Given information
%%
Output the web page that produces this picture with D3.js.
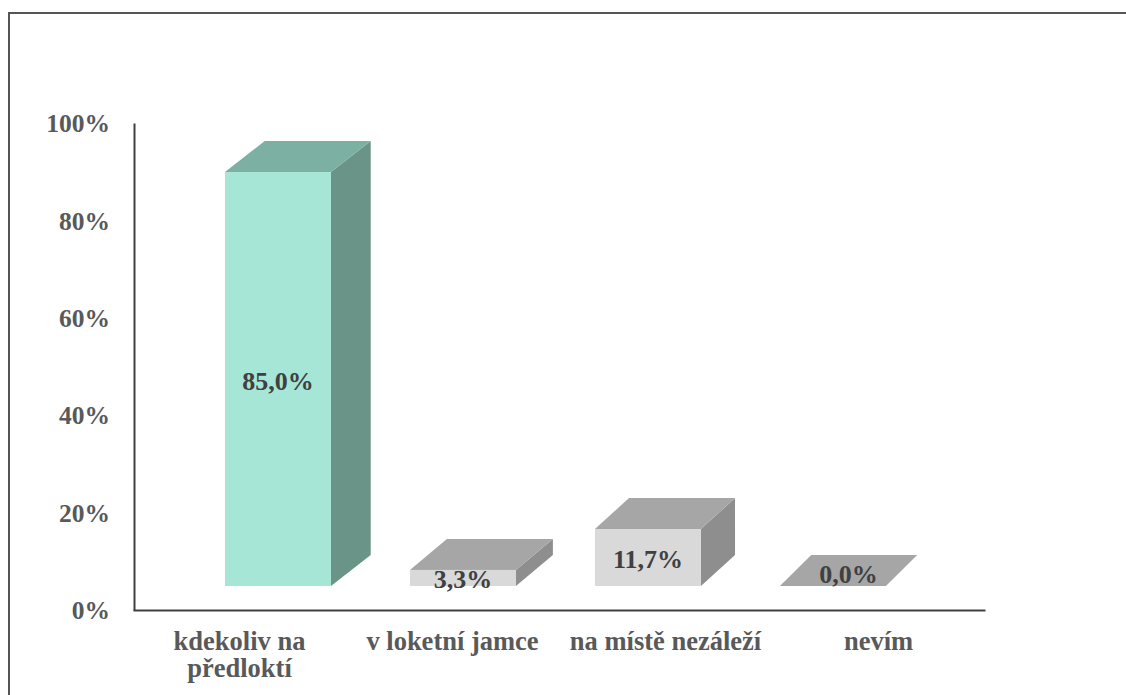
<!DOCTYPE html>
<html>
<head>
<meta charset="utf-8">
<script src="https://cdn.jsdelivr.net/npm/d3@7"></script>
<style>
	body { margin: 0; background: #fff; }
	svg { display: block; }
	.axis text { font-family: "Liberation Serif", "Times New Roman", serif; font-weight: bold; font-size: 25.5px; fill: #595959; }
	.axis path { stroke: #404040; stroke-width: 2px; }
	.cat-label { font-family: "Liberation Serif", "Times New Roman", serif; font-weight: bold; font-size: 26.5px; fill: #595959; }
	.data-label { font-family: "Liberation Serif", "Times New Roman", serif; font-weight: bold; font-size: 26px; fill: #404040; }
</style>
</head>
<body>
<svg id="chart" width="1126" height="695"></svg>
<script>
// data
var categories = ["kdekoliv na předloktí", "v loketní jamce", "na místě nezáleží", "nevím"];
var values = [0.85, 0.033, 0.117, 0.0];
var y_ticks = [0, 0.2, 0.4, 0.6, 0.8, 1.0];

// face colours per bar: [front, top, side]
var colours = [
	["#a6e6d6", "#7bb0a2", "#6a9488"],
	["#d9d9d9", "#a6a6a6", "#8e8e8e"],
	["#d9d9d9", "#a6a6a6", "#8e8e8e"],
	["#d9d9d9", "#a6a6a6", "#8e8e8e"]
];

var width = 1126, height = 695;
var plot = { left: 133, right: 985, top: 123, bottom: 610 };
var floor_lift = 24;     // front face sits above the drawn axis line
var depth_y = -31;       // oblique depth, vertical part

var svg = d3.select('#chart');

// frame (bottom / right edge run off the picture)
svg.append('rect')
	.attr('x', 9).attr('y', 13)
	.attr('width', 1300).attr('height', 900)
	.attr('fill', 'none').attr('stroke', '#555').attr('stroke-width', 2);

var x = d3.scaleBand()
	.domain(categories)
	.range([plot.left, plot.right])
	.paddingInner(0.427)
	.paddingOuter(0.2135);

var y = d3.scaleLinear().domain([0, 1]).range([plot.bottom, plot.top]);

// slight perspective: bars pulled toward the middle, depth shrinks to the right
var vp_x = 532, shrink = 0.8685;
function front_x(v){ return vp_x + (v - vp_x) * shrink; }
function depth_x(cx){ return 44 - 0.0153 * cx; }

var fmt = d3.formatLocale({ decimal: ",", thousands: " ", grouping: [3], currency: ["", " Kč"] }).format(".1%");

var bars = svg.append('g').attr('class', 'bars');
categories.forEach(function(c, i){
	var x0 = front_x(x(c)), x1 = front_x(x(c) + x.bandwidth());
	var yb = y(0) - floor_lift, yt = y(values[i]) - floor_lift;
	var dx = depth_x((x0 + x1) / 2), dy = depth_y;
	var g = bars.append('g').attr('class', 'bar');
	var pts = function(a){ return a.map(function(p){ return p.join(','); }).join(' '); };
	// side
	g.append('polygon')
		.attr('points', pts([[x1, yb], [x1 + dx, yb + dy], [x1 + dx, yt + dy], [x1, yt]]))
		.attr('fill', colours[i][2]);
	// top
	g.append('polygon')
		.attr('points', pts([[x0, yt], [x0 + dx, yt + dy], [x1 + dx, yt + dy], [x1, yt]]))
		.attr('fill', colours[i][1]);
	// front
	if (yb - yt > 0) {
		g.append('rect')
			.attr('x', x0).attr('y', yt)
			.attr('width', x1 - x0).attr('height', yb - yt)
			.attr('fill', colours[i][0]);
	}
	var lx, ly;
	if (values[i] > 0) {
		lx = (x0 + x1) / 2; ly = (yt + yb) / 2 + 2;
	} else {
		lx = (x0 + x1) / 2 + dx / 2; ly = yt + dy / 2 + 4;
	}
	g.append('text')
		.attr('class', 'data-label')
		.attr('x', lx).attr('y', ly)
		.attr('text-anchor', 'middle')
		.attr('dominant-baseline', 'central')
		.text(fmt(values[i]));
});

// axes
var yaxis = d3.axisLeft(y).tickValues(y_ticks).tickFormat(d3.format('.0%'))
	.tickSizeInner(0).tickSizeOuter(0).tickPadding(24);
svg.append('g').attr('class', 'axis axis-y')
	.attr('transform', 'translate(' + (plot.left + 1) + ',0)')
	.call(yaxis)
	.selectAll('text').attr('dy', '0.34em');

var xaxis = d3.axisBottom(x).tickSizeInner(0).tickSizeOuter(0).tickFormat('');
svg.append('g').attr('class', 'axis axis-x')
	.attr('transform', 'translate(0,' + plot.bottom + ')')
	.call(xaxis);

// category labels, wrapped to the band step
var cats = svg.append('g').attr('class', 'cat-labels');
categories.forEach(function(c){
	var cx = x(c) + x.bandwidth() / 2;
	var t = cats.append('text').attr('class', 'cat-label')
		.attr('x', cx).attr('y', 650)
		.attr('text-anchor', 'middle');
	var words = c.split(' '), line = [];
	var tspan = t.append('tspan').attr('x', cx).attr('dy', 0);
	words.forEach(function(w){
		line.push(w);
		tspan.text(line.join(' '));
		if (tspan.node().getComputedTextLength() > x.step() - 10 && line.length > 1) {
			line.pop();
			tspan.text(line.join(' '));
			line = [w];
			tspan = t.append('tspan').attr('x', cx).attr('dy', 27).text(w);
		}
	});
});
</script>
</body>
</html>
%%
Task directions
Repeat verbatim all the material, but not the pictures.

Exercise answer
Output the web page that produces this picture with D3.js.
<!DOCTYPE html>
<html>
<head>
<meta charset="utf-8">
<script src="https://cdn.jsdelivr.net/npm/d3@7"></script>
<style>
	body { margin: 0; background: #fff; }
	svg { display: block; }
	.axis text { font-family: "Liberation Serif", "Times New Roman", serif; font-weight: bold; font-size: 25.5px; fill: #595959; }
	.axis path { stroke: #404040; stroke-width: 2px; }
	.cat-label { font-family: "Liberation Serif", "Times New Roman", serif; font-weight: bold; font-size: 26.5px; fill: #595959; }
	.data-label { font-family: "Liberation Serif", "Times New Roman", serif; font-weight: bold; font-size: 26px; fill: #404040; }
</style>
</head>
<body>
<svg id="chart" width="1126" height="695"></svg>
<script>
// data
var categories = ["kdekoliv na předloktí", "v loketní jamce", "na místě nezáleží", "nevím"];
var values = [0.85, 0.033, 0.117, 0.0];
var y_ticks = [0, 0.2, 0.4, 0.6, 0.8, 1.0];

// face colours per bar: [front, top, side]
var colours = [
	["#a6e6d6", "#7bb0a2", "#6a9488"],
	["#d9d9d9", "#a6a6a6", "#8e8e8e"],
	["#d9d9d9", "#a6a6a6", "#8e8e8e"],
	["#d9d9d9", "#a6a6a6", "#8e8e8e"]
];

var width = 1126, height = 695;
var plot = { left: 133, right: 985, top: 123, bottom: 610 };
var floor_lift = 24;     // front face sits above the drawn axis line
var depth_y = -31;       // oblique depth, vertical part

var svg = d3.select('#chart');

// frame (bottom / right edge run off the picture)
svg.append('rect')
	.attr('x', 9).attr('y', 13)
	.attr('width', 1300).attr('height', 900)
	.attr('fill', 'none').attr('stroke', '#555').attr('stroke-width', 2);

var x = d3.scaleBand()
	.domain(categories)
	.range([plot.left, plot.right])
	.paddingInner(0.427)
	.paddingOuter(0.2135);

var y = d3.scaleLinear().domain([0, 1]).range([plot.bottom, plot.top]);

// slight perspective: bars pulled toward the middle, depth shrinks to the right
var vp_x = 532, shrink = 0.8685;
function front_x(v){ return vp_x + (v - vp_x) * shrink; }
function depth_x(cx){ return 44 - 0.0153 * cx; }

var fmt = d3.formatLocale({ decimal: ",", thousands: " ", grouping: [3], currency: ["", " Kč"] }).format(".1%");

var bars = svg.append('g').attr('class', 'bars');
categories.forEach(function(c, i){
	var x0 = front_x(x(c)), x1 = front_x(x(c) + x.bandwidth());
	var yb = y(0) - floor_lift, yt = y(values[i]) - floor_lift;
	var dx = depth_x((x0 + x1) / 2), dy = depth_y;
	var g = bars.append('g').attr('class', 'bar');
	var pts = function(a){ return a.map(function(p){ return p.join(','); }).join(' '); };
	// side
	g.append('polygon')
		.attr('points', pts([[x1, yb], [x1 + dx, yb + dy], [x1 + dx, yt + dy], [x1, yt]]))
		.attr('fill', colours[i][2]);
	// top
	g.append('polygon')
		.attr('points', pts([[x0, yt], [x0 + dx, yt + dy], [x1 + dx, yt + dy], [x1, yt]]))
		.attr('fill', colours[i][1]);
	// front
	if (yb - yt > 0) {
		g.append('rect')
			.attr('x', x0).attr('y', yt)
			.attr('width', x1 - x0).attr('height', yb - yt)
			.attr('fill', colours[i][0]);
	}
	var lx, ly;
	if (values[i] > 0) {
		lx = (x0 + x1) / 2; ly = (yt + yb) / 2 + 2;
	} else {
		lx = (x0 + x1) / 2 + dx / 2; ly = yt + dy / 2 + 4;
	}
	g.append('text')
		.attr('class', 'data-label')
		.attr('x', lx).attr('y', ly)
		.attr('text-anchor', 'middle')
		.attr('dominant-baseline', 'central')
		.text(fmt(values[i]));
});

// axes
var yaxis = d3.axisLeft(y).tickValues(y_ticks).tickFormat(d3.format('.0%'))
	.tickSizeInner(0).tickSizeOuter(0).tickPadding(24);
svg.append('g').attr('class', 'axis axis-y')
	.attr('transform', 'translate(' + (plot.left + 1) + ',0)')
	.call(yaxis)
	.selectAll('text').attr('dy', '0.34em');

var xaxis = d3.axisBottom(x).tickSizeInner(0).tickSizeOuter(0).tickFormat('');
svg.append('g').attr('class', 'axis axis-x')
	.attr('transform', 'translate(0,' + plot.bottom + ')')
	.call(xaxis);

// category labels, wrapped to the band step
var cats = svg.append('g').attr('class', 'cat-labels');
categories.forEach(function(c){
	var cx = x(c) + x.bandwidth() / 2;
	var t = cats.append('text').attr('class', 'cat-label')
		.attr('x', cx).attr('y', 650)
		.attr('text-anchor', 'middle');
	var words = c.split(' '), line = [];
	var tspan = t.append('tspan').attr('x', cx).attr('dy', 0);
	words.forEach(function(w){
		line.push(w);
		tspan.text(line.join(' '));
		if (tspan.node().getComputedTextLength() > x.step() - 10 && line.length > 1) {
			line.pop();
			tspan.text(line.join(' '));
			line = [w];
			tspan = t.append('tspan').attr('x', cx).attr('dy', 27).text(w);
		}
	});
});
</script>
</body>
</html>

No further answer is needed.